Restoring the oyster beds of Oyster Bay

Like kelp, oysters are natural water cleaners, with a single adult oyster able to filter up to 50 gallons of water a day, removing excess nitrogen. But oyster populations have crashed around Oyster Bay due to a decline in water quality, overharvesting and climate change. “There were once more than 200,000 acres of oyster beds in the New York area,” Dr. Freeman explained. “Now there’s around 200 acres. They’ve been almost completely extirpated.”

Restoring those oyster beds would go a long way to cleaning up the water. So Dr. Freeman and visiting assistant professor of environmental studies Ryan Wallace, PhD, are working on a program to rebuild the beds in Oyster Bay. Armed with a $64,000 grant from the National Fish and Wildlife Foundation Long Island Sound Futures Fund, they’re looking for the best spots to rebuild oyster reefs. Cornell Cooperative Extension is involved with the project, too, along with a half-dozen other entities. “We have a whole team pulling this together,” Dr. Freeman said. “It’s really cool.”

To figure out where to reestablish reefs, the team is monitoring currents and water quality characteristics like pH, salinity and temperature so they can develop a model to predict where oysters will come. Once oysters establish themselves, they build their own reef and populate an area. Dr. Freeman is looking for the spots with just the right conditions. He and his team are also putting out some test oysters to see if they thrive in an area. “We put oyster shells out in the water in little mesh bags and let them sit there a month,” he said. “Then we collect them and look for baby oysters on the shells.”

They’ve been doing this for five years, and they haven’t found many baby oysters in their bags. “Most of the sites, we get no oysters settling whatsoever,” Dr.
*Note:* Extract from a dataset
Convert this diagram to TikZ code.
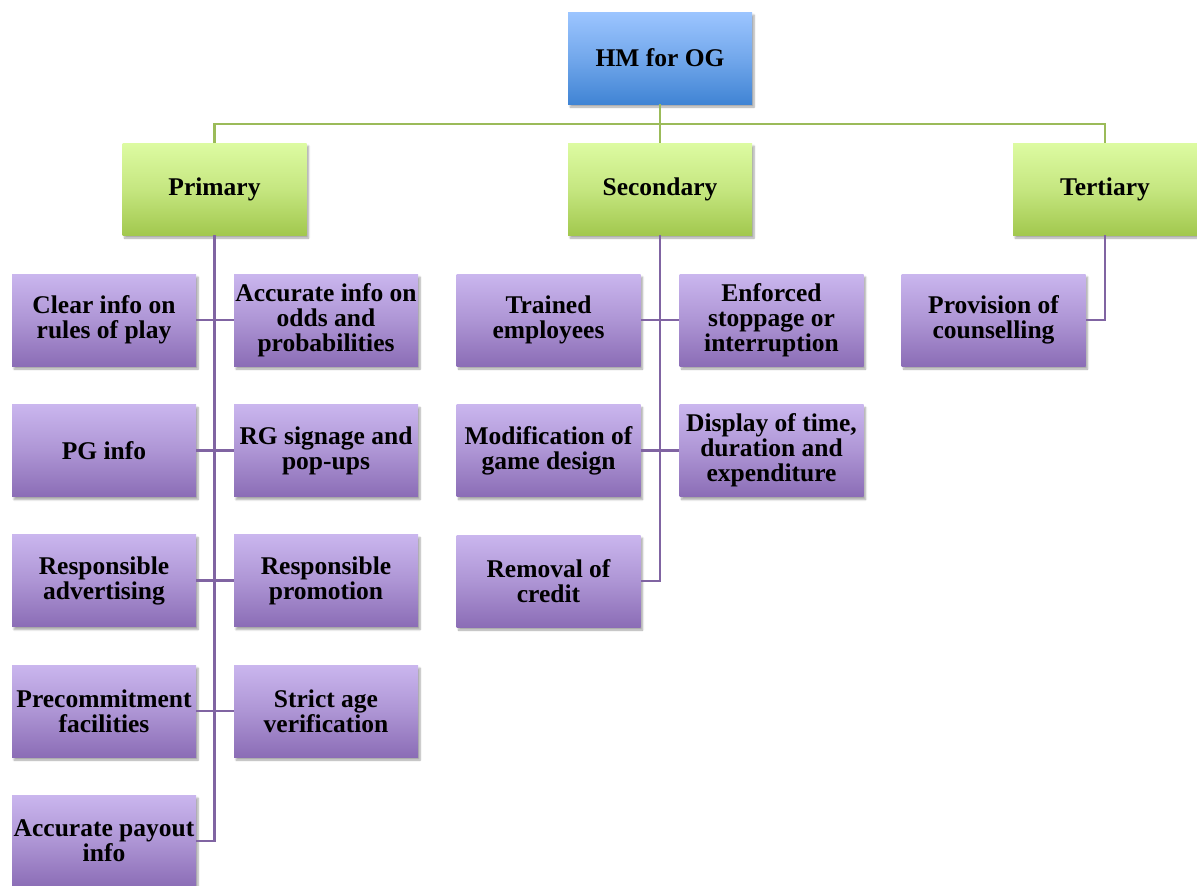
\documentclass[tikz,border=0pt]{standalone}
\usepackage{fontspec}
\setmainfont{Liberation Serif}
\usetikzlibrary{shadows.blur}
\definecolor{ptop}{HTML}{CAB6EE}
\definecolor{pbot}{HTML}{8B6DB6}
\definecolor{gtop}{HTML}{DDFBA2}
\definecolor{gbot}{HTML}{A2C84E}
\definecolor{btop}{HTML}{9CC5FF}
\definecolor{bbot}{HTML}{4084D4}
\definecolor{gline}{HTML}{9BBB59}
\definecolor{pline}{HTML}{8064A2}
\tikzset{
  boxbase/.style={rectangle, minimum width=184pt, minimum height=92pt, inner sep=0pt,
    align=center, font=\fontsize{25.5}{25}\selectfont\bfseries,
    blur shadow={shadow xshift=2pt, shadow yshift=-3pt, shadow blur steps=6, shadow opacity=35}},
  purplebox/.style={boxbase, top color=ptop, bottom color=pbot, middle color=ptop!55!pbot},
  greenbox/.style={boxbase, top color=gtop, bottom color=gbot, middle color=gtop!60!gbot},
  bluebox/.style={boxbase, top color=btop, bottom color=bbot, middle color=btop!55!bbot},
  gconn/.style={draw=gline, line width=2.2pt},
  pconn/.style={draw=pline, line width=2.2pt}
}
\begin{document}
\begin{tikzpicture}[x=1pt, y=-1pt]
\useasboundingbox (0,0) rectangle (1197,886);
% top levels
\node[bluebox] (hm) at (660,58) {HM for OG};
\node[greenbox] (prim) at (214.5,189) {Primary};
\node[greenbox] (sec) at (660,189) {Secondary};
\node[greenbox] (tert) at (1105,189) {Tertiary};
\coordinate (bus) at (660,124);
% primary children
\node[purplebox] (a1) at (104,320) {Clear info on\\rules of play};
\node[purplebox] (b1) at (326,320) {Accurate info on\\odds and\\probabilities};
\node[purplebox] (a2) at (104,450.5) {PG info};
\node[purplebox] (b2) at (326,450.5) {RG signage and\\pop-ups};
\node[purplebox] (a3) at (104,580.5) {Responsible\\advertising};
\node[purplebox] (b3) at (326,580.5) {Responsible\\promotion};
\node[purplebox] (a4) at (104,711) {Precommitment\\facilities};
\node[purplebox] (b4) at (326,711) {Strict age\\verification};
\node[purplebox] (a5) at (104,841) {Accurate payout\\info};
% secondary children
\node[purplebox] (s1) at (548.5,320) {Trained\\employees};
\node[purplebox] (s2) at (771.5,320) {Enforced\\stoppage or\\interruption};
\node[purplebox] (s3) at (548.5,450.5) {Modification of\\game design};
\node[purplebox] (s4) at (771.5,450.5) {Display of time,\\duration and\\expenditure};
\node[purplebox] (s5) at (548.5,581) {Removal of\\credit};
% tertiary child
\node[purplebox] (t1) at (993.5,320) {Provision of\\counselling};
% connectors
\draw[gconn] (hm.south) -- (bus);
\draw[gconn] (prim.north) |- (bus) -| (tert.north);
\draw[gconn] (bus) -- (sec.north);
\draw[pconn] (prim.south) |- (a5.east);
\draw[pconn] (a1.east) -- (b1.west);
\draw[pconn] (a2.east) -- (b2.west);
\draw[pconn] (a3.east) -- (b3.west);
\draw[pconn] (a4.east) -- (b4.west);
\draw[pconn] (sec.south) |- (s5.east);
\draw[pconn] (s1.east) -- (s2.west);
\draw[pconn] (s3.east) -- (s4.west);
\draw[pconn] (tert.south) |- (t1.east);
\end{tikzpicture}
\end{document}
Freeman said. In the three spots where the baby oysters did show up in the test bags, they’re putting out more oyster shells and attempting to rebuild reefs. The next step of the study? Monitoring the reefs to see if the oysters make it. “I don’t have any solid data yet on survival rates, because we’re going to come back in a year and see if the oysters we put out are still alive.” They plan to do their first survey of the newly rebuilt and seeded beds in August, and then follow up with another check-in next summer.

Dr. Freeman and Dr. Wallace hope to expand oyster reefs and correct the oyster population decline. “Our goal is to bring back oysters as a food source and to remove excess nitrogen from the coastal ecosystem,” Dr. Freeman said. “We could feed people and clean up the water.”